On January 22, 2020, the Raiders moved to Las Vegas. On March 27, 2020, he signed his exclusive rights tender. He helped Carlson set franchise-records with 144 scored points and a 94.3 field goal percentage during the season.

On March 3, 2021, he signed a three-year contract extension with the team. On November 29, 2021, he was placed on the reserve/COVID-19 list, ending a streak of 58 consecutive games played. He was replaced with Carson Tinker. On December 9, 2021, he was activated off the reserve/COVID-19 list. He appeared in 16 games and facilitated Carlson to break his franchise record for points scored in a single-season with 150.

In 2022, he appeared in all 17 games and made two special teams tackles.

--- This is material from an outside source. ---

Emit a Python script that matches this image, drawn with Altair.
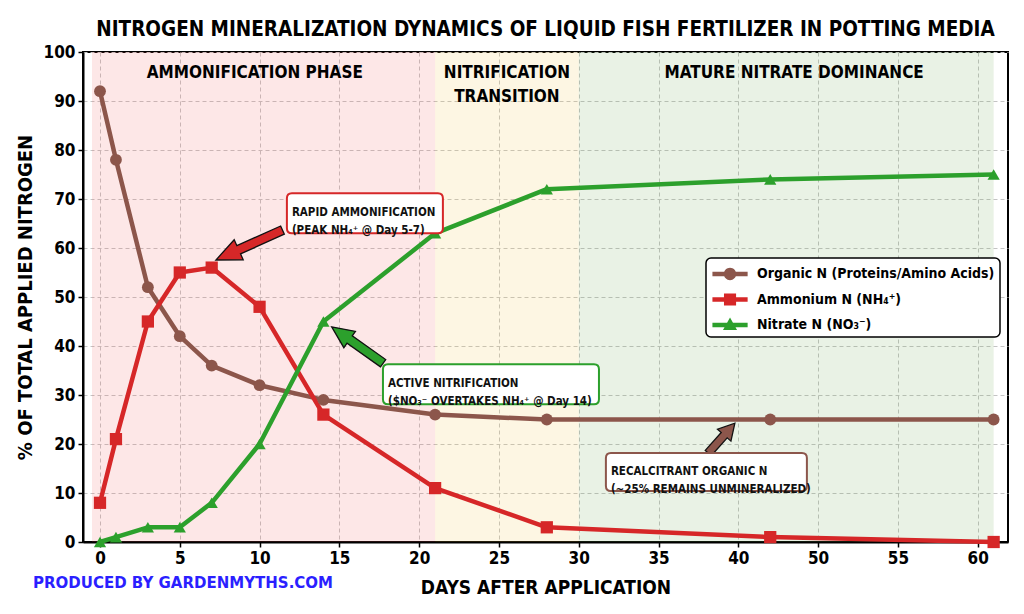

On March 19, 2023, Sieg was released after the Raiders acquired long snapper Jacob Bobenmoyer, who reunited with special teams coordinator Tom McMahon. He played for the team during five seasons, making five special teams tackles, while appearing in all but two games during that time.

===Dallas Cowboys===
On March 22, 2023, Sieg was signed by the Dallas Cowboys, to replace Jake McQuaide who left in free agency. He had two special teams tackles and was a key part of the field goal unit, contributing to first-year kicker Brandon Aubrey setting multiple NFL and franchise records.

On March 12, 2024, Sieg re-signed with the Cowboys.

On November 23, 2025, Sieg made a key fumble recovery inside the 10-yard line during a punt in the 4th quarter of a 24-21 victory over the Philadelphia Eagles.